A small intestine neuroendocrine tumor is a carcinoid in the distal small intestine or the proximal large intestine. It is a relatively rare cancer and is diagnosed in approximately 1/100000 people every year. In recent decades the incidence has increased. The prognosis is comparatively good with a median survival of more than 8 years. The disease was named by Siegfried Oberndorfer, a German pathologist, in 1907.

Signs and symptoms 
A large fraction of cases are diagnosed after routine surgery for bowel obstruction. Others may be diagnosed incidentally, or after investigation for carcinoid syndrome. The tumor typically produces serotonin, Tachykinin peptides and other substances, which cause flushing, tachycardia, diarrhea and in some cases fibrosis of the heart valves.

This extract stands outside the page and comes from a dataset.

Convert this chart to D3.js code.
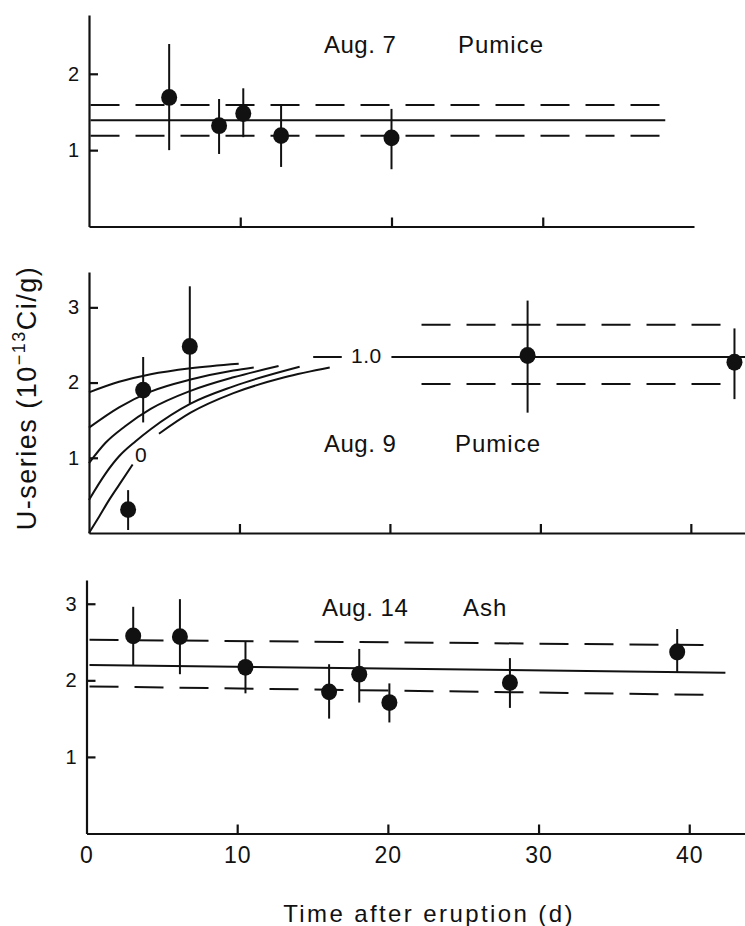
<!DOCTYPE html>
<html>
<head>
<meta charset="utf-8">
<script src="https://cdn.jsdelivr.net/npm/d3@7"></script>
<style>
  body { margin: 0; background: #fff; }
  svg { display: block; }
  text { font-family: "Liberation Sans", Arial, sans-serif; fill: #111; }
  .axis path, .axis line { stroke: #111; stroke-width: 2.2; }
  .axis text { font-family: "Liberation Sans", Arial, sans-serif; fill: #111; }
</style>
</head>
<body>
<script>
// ---------- DATA ----------
// Aug. 7 Pumice
const aug7Days   = [5.3, 8.6, 10.2, 12.7, 20.0];
const aug7Values = [1.69, 1.32, 1.48, 1.19, 1.16];
const aug7Low    = [1.00, 0.95, 1.17, 0.78, 0.75];
const aug7High   = [2.39, 1.67, 1.81, 1.60, 1.54];
const aug7Mean   = [[0.1, 1.39], [38.1, 1.39]];
const aug7Upper  = [[0.1, 1.59], [38.1, 1.59]];
const aug7Lower  = [[0.1, 1.19], [38.1, 1.19]];

// Aug. 9 Pumice
const aug9Days   = [2.6, 3.6, 6.7, 29.15, 42.9];
const aug9Values = [0.31, 1.90, 2.48, 2.36, 2.27];
const aug9Low    = [0.04, 1.47, 1.72, 1.60, 1.78];
const aug9High   = [0.57, 2.34, 3.28, 3.09, 2.72];
const aug9Mean   = [[20.1, 2.34], [43.6, 2.34]];
const aug9MeanLead = [[14.9, 2.34], [16.8, 2.34]];
const aug9Upper  = [[22.1, 2.77], [42.1, 2.77]];
const aug9Lower  = [[22.1, 1.98], [42.1, 1.98]];
// ingrowth curves (top = 1.0 ... bottom = 0)
const curveA  = [[0, 1.87], [2, 2.01], [4.1, 2.11], [6.75, 2.19], [9.95, 2.25]];
const curveB  = [[0, 1.40], [2, 1.67], [4.1, 1.88], [6.75, 2.04], [9.6, 2.16], [10.95, 2.20]];
const curveC  = [[0, 0.93], [1.1, 1.20], [2.4, 1.42], [4.1, 1.65], [6.75, 1.89], [9.6, 2.07], [12.6, 2.22]];
const curveD  = [[0, 0.44], [1.1, 0.79], [2, 1.02], [3.1, 1.22], [4.1, 1.38], [6.75, 1.72], [9.6, 1.95], [14.0, 2.21]];
const curveE1 = [[0, 0.0], [0.68, 0.22], [1.34, 0.44], [2.0, 0.64], [2.9, 0.91]];
const curveE2 = [[4.65, 1.32], [6.75, 1.60], [9.6, 1.86], [13.0, 2.07], [16.0, 2.20]];

// Aug. 14 Ash
const aug14Days   = [3.1, 6.2, 10.55, 16.1, 18.1, 20.1, 28.1, 39.2];
const aug14Values = [2.58, 2.57, 2.17, 1.85, 2.08, 1.71, 1.97, 2.37];
const aug14Low    = [2.20, 2.08, 1.83, 1.50, 1.71, 1.45, 1.64, 2.10];
const aug14High   = [2.96, 3.06, 2.50, 2.21, 2.41, 1.96, 2.29, 2.67];
const aug14Mean   = [[0.2, 2.20], [42.4, 2.10]];
const aug14Upper  = [[0.2, 2.53], [41.2, 2.46]];
const aug14Lower  = [[0.2, 1.92], [41.2, 1.81]];

const xTickValues = [0, 10, 20, 30, 40];
const xTitle = "Time after eruption (d)";

// ---------- LAYOUT ----------
const W = 745, H = 926;
const svg = d3.select("body").append("svg").attr("width", W).attr("height", H);

function makePanel(cfg) {
  const x = d3.scaleLinear().domain([0, cfg.xMax]).range([cfg.left, cfg.right]);
  const y = d3.scaleLinear().domain([0, cfg.yMax]).range([cfg.bottom, cfg.top]);
  const g = svg.append("g");

  g.append("g").attr("class", "axis")
    .attr("transform", `translate(0,${cfg.bottom})`)
    .call(d3.axisBottom(x).tickValues(cfg.xTicks).tickSizeInner(-9).tickSizeOuter(0)
      .tickPadding(13).tickFormat(cfg.xLabels ? d3.format("d") : ""))
    .call(a => a.selectAll("text").style("font-size", "23px").style("letter-spacing", "1px"))
    .call(a => a.selectAll(".tick").filter(d => d === 0).select("line").remove());

  g.append("g").attr("class", "axis")
    .attr("transform", `translate(${cfg.left},0)`)
    .call(d3.axisLeft(y).tickValues(cfg.yTicks).tickSizeInner(-9).tickSizeOuter(0)
      .tickPadding(10).tickFormat(d3.format("d")))
    .call(a => a.selectAll("text").style("font-size", "20px"));

  return { x, y, g };
}

function drawLine(p, pts, dashed, width) {
  const line = d3.line().x(d => p.x(d[0])).y(d => p.y(d[1]));
  p.g.append("path").datum(pts).attr("d", line)
    .attr("fill", "none").attr("stroke", "#111")
    .attr("stroke-width", width || 2)
    .attr("stroke-dasharray", dashed ? "29,16" : null);
}

function drawCurve(p, pts) {
  const line = d3.line().x(d => p.x(d[0])).y(d => p.y(d[1])).curve(d3.curveMonotoneX);
  p.g.append("path").datum(pts).attr("d", line)
    .attr("fill", "none").attr("stroke", "#111").attr("stroke-width", 2);
}

function drawPoints(p, days, vals, lo, hi) {
  const data = days.map((d, i) => ({ t: d, v: vals[i], lo: lo[i], hi: hi[i] }));
  p.g.selectAll(null).data(data).enter().append("line")
    .attr("x1", d => p.x(d.t)).attr("x2", d => p.x(d.t))
    .attr("y1", d => p.y(d.lo)).attr("y2", d => p.y(d.hi))
    .attr("stroke", "#111").attr("stroke-width", 2);
  p.g.selectAll(null).data(data).enter().append("ellipse")
    .attr("cx", d => p.x(d.t)).attr("cy", d => p.y(d.v))
    .attr("rx", 8).attr("ry", 8.4).attr("fill", "#111");
}

function txt(p, x, y, s, size, ls) {
  p.g.append("text").attr("x", x).attr("y", y)
    .style("font-size", size + "px").style("letter-spacing", (ls || 0) + "px").text(s);
}

// Panel 1: Aug. 7 Pumice
const p1 = makePanel({ left: 89, right: 694, top: 15, bottom: 226.5, xMax: 40, yMax: 2.77,
  xTicks: [10, 20, 30], yTicks: [1, 2], xLabels: false });
drawLine(p1, aug7Upper, true);
drawLine(p1, aug7Mean, false);
drawLine(p1, aug7Lower, true);
drawPoints(p1, aug7Days, aug7Values, aug7Low, aug7High);
txt(p1, 324, 53, "Aug. 7", 24, 0.5);
txt(p1, 458, 53, "Pumice", 24, 1);

// Panel 2: Aug. 9 Pumice
const p2 = makePanel({ left: 89, right: 745, top: 272, bottom: 533, xMax: 43.6, yMax: 3.47,
  xTicks: [10, 20, 30, 40], yTicks: [1, 2, 3], xLabels: false });
[curveA, curveB, curveC, curveD, curveE1, curveE2].forEach(c => drawCurve(p2, c));
drawLine(p2, aug9Upper, true);
drawLine(p2, aug9Mean, false);
drawLine(p2, aug9MeanLead, false);
drawLine(p2, aug9Lower, true);
drawPoints(p2, aug9Days, aug9Values, aug9Low, aug9High);
txt(p2, 351, 363, "1.0", 21, 0.5);
txt(p2, 135, 462, "0", 21, 0);
txt(p2, 324, 452, "Aug. 9", 24, 0.5);
txt(p2, 455, 452, "Pumice", 24, 1);

// Panel 3: Aug. 14 Ash
const p3 = makePanel({ left: 86.5, right: 745, top: 580, bottom: 833.5, xMax: 43.7, yMax: 3.31,
  xTicks: xTickValues, yTicks: [1, 2, 3], xLabels: true });
drawLine(p3, aug14Upper, true);
drawLine(p3, aug14Mean, false);
drawLine(p3, aug14Lower, true);
drawPoints(p3, aug14Days, aug14Values, aug14Low, aug14High);
txt(p3, 322, 616, "Aug. 14", 24, 0.5);
txt(p3, 463, 616, "Ash", 24, 1);

// Axis titles
svg.append("text").attr("x", 429).attr("y", 922).attr("text-anchor", "middle")
  .style("font-size", "24px").style("letter-spacing", "2.4px").text(xTitle);

const yl = svg.append("text").attr("transform", "translate(36,398) rotate(-90)")
  .attr("text-anchor", "middle").style("font-size", "27px").style("letter-spacing", "1.5px");
yl.append("tspan").text("U-series (10");
yl.append("tspan").attr("dy", -11).style("font-size", "18px").text("−13");
yl.append("tspan").attr("dy", 11).text("Ci/g)");
</script>
</body>
</html>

There are often several small and highly fibrotic tumors present in the intestine. The tumors often spread to the mesenteries and the liver.

Cause
Familial clustering of the disease, with several relatives being diagnosed may occur. Relatives of patients have an increased risk of developing the disease.

Genetics 
The tumors often harbour loss of chromosome 18q. Mutations in CDKN1B are present in approximately 8% of cases.

Treatment 
The treatment traditionally consists of a combination of medical and surgical treatment. Somatostatin analogues and Interferon decrease the secretion of hormones and the resulting symptoms. Radionuclide therapy with 177-Lutetium-DOTA-Octreotate increases progression-free survival.

Traditionally, the primary tumor has been surgically removed even in the case of metastatic disease, although this was in 2017 shown not to improve survival in asymptomatic patients.